介電液FC-72在傾斜矩形流道之流動沸騰研究

Abstract

本論文以實驗方法探討介電液FC-72以完全發展流，在雷諾數500,1200,2000，次冷度15℃,21℃,28℃條件下，於加熱銅片朝上，工作流體在渠道水平流動(0°)和由下往上流動(45°、90°)以及加熱銅片朝下，工作流體在渠道由下往上流動(135°)之管道方位的沸騰熱傳特性。其中矩形流道之截面積為間隙高度2mm、寬度10mm，水力直徑為3.33mm。 實驗結果發現，在單相熱傳區與部分發展核沸騰區，增加流速與次冷度可降低加熱銅片表面之溫度。在完全發展核沸騰區，流速與次冷度對加熱銅片表面之溫度則逐漸失去影響力。臨界熱通量會隨流速與次冷度的增加而升高。工作流體於渠道水平流動和由下往上流動以及加熱銅片朝上之管道方位，所得到之臨界熱通量近乎相同。至於加熱銅片朝下之管道方位所得到的臨界熱通量則遠小於加熱銅片朝上之管道方位所得到的臨界熱通量。

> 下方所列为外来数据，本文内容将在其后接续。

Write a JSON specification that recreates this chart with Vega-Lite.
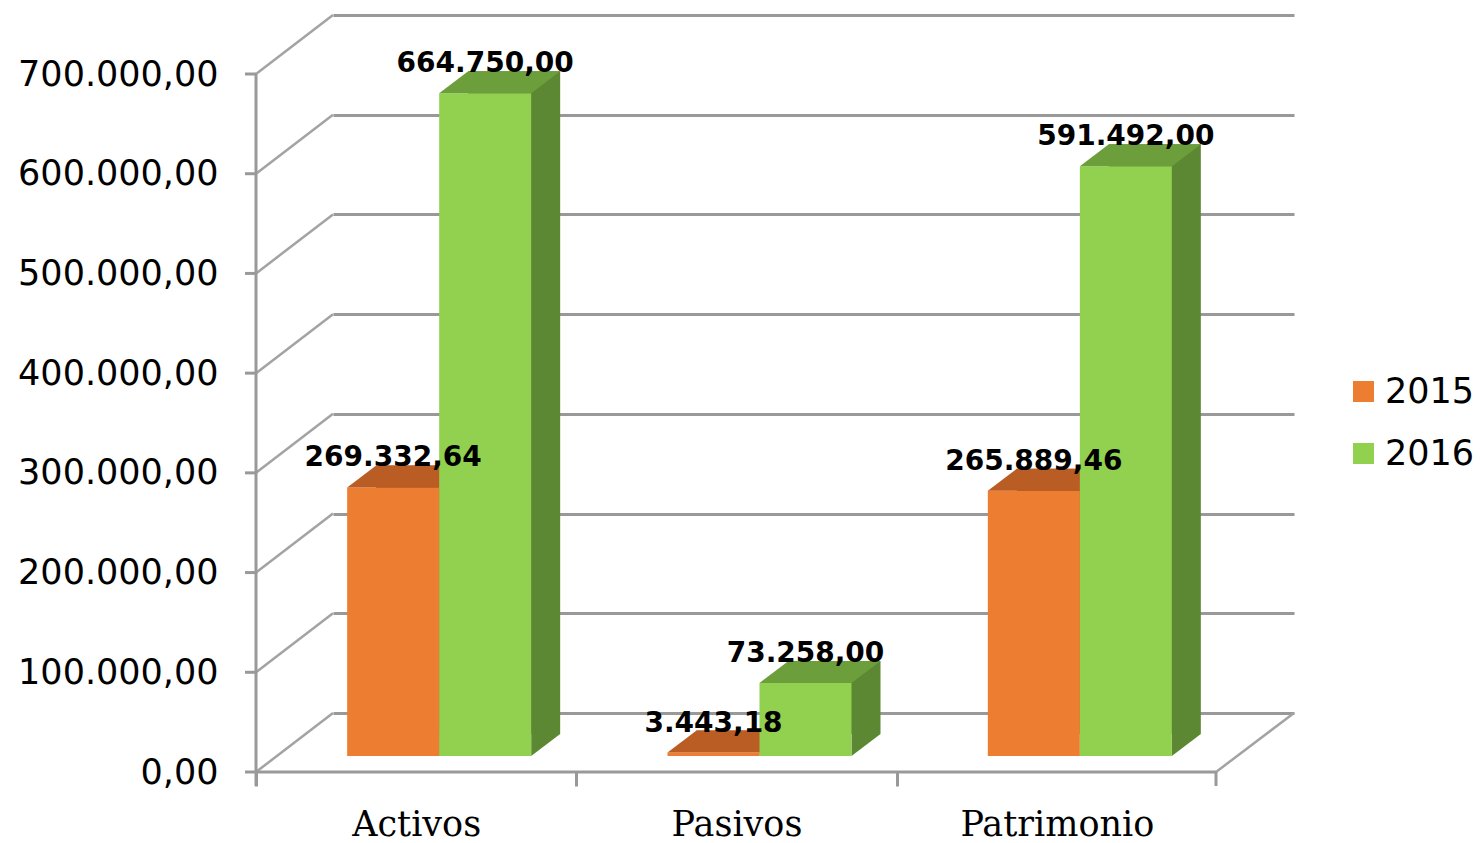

This thesis describes the experimental investigation of the fully developed flow boiling heat transfer for FC-72 with Reynolds numbers 500,1200,2000 , subcooled temperatures 15℃,21.5℃,28℃,as well as test section orientations of 0°horizontal flow, 45°upflow, 90°upflow with the heated copper block face-up and 135°upflow with the heated copper block face-down. The channel is constructed having a crosssection of 2mm height and 10mm width with a hydraulic diameter of 3.33mm. The results show that increasing both fluid velocity and subcooled temperature would reduce the wall temperature gradually at the regions of single phase heat transfer and partially developed nucleate boiling. At the region of fully developed nucleate boiling, the influences of both fluid velocity and subcooled temperature are reduced gradually. The critical heat flux (CHF) always increases as the values of flow velocity and subcooled temperature rise.The CHF values of 0°,45°,90° with heated surface upward-facing orientations are almost the same. However, the CHF values for upflow with heated surface downward-facing are much smaller than those for upflow with heated surface upward-facing.